GIVEN DATA =>
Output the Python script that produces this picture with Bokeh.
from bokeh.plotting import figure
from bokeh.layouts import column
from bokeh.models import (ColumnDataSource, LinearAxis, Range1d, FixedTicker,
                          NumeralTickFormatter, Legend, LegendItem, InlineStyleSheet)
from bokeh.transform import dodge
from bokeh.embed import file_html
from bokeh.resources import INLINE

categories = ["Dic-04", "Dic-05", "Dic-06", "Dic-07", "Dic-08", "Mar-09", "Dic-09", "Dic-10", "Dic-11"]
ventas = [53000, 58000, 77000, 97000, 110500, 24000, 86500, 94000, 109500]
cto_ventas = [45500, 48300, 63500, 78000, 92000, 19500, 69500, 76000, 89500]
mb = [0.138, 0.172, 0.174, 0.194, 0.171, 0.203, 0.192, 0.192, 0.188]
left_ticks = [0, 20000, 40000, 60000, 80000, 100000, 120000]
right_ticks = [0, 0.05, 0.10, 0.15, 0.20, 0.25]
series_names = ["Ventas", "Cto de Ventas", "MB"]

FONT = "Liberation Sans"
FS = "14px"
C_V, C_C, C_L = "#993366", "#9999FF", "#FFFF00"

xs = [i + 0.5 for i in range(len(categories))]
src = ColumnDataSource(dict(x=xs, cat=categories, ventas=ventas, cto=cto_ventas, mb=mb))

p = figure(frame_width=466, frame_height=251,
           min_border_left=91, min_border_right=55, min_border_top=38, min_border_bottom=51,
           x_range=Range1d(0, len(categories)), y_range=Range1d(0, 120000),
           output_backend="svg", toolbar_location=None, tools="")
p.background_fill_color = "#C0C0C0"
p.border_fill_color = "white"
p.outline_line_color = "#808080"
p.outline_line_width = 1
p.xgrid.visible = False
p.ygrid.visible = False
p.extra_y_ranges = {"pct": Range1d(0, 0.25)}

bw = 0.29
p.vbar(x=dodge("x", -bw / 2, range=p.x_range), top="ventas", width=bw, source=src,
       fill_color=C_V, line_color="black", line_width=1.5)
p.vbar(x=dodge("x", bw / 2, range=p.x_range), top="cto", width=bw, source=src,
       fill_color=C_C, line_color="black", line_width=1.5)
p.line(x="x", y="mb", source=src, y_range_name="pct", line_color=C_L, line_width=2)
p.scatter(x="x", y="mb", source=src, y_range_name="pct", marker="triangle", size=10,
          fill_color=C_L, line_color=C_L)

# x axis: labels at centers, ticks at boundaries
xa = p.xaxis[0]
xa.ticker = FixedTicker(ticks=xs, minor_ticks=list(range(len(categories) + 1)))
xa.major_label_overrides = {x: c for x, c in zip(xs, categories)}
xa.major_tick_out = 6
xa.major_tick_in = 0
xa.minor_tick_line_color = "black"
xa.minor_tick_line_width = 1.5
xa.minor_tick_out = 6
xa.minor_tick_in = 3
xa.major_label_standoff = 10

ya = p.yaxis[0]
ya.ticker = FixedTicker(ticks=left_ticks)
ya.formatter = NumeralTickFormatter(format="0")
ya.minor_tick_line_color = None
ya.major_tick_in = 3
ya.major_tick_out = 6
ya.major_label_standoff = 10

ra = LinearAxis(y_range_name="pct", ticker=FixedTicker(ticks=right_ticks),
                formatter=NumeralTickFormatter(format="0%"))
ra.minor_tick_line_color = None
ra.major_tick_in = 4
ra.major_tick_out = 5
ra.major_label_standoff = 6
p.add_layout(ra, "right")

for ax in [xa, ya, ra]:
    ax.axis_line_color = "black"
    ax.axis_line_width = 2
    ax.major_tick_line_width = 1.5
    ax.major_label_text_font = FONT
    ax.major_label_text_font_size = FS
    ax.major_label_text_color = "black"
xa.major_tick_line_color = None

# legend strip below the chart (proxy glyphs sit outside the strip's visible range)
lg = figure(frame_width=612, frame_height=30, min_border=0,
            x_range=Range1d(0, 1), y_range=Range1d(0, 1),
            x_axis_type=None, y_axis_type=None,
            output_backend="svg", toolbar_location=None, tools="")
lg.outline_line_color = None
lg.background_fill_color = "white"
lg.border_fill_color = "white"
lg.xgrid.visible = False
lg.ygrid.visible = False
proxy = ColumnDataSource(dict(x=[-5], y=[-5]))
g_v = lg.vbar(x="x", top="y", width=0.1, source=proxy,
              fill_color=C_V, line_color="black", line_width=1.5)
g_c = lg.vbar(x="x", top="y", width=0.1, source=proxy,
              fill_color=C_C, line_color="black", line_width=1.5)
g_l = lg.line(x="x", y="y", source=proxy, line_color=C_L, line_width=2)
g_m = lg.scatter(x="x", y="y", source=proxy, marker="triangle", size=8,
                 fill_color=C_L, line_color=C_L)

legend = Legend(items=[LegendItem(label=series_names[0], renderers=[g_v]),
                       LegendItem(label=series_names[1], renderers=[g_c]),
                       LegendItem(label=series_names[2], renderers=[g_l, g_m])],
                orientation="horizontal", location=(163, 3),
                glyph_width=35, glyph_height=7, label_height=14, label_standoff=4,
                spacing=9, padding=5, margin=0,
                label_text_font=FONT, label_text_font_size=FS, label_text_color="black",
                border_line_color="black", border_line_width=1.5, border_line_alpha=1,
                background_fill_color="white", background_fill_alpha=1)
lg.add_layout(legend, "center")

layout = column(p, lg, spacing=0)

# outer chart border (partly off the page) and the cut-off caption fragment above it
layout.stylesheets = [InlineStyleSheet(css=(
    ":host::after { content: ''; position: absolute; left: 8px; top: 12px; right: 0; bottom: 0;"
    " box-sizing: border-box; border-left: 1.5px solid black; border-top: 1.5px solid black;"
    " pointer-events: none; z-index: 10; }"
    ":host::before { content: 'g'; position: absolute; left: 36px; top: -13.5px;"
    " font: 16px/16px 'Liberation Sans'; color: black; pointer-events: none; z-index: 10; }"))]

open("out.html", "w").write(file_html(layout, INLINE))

WRITTEN INSTRUCTION => Restate word for word only the lines running from the beginning of the data to the line holding "C_V, C_C, C_L", both included.

PROBLEM SOLUTION =>
Output the Python script that produces this picture with Bokeh.
from bokeh.plotting import figure
from bokeh.layouts import column
from bokeh.models import (ColumnDataSource, LinearAxis, Range1d, FixedTicker,
                          NumeralTickFormatter, Legend, LegendItem, InlineStyleSheet)
from bokeh.transform import dodge
from bokeh.embed import file_html
from bokeh.resources import INLINE

categories = ["Dic-04", "Dic-05", "Dic-06", "Dic-07", "Dic-08", "Mar-09", "Dic-09", "Dic-10", "Dic-11"]
ventas = [53000, 58000, 77000, 97000, 110500, 24000, 86500, 94000, 109500]
cto_ventas = [45500, 48300, 63500, 78000, 92000, 19500, 69500, 76000, 89500]
mb = [0.138, 0.172, 0.174, 0.194, 0.171, 0.203, 0.192, 0.192, 0.188]
left_ticks = [0, 20000, 40000, 60000, 80000, 100000, 120000]
right_ticks = [0, 0.05, 0.10, 0.15, 0.20, 0.25]
series_names = ["Ventas", "Cto de Ventas", "MB"]

FONT = "Liberation Sans"
FS = "14px"
C_V, C_C, C_L = "#993366", "#9999FF", "#FFFF00"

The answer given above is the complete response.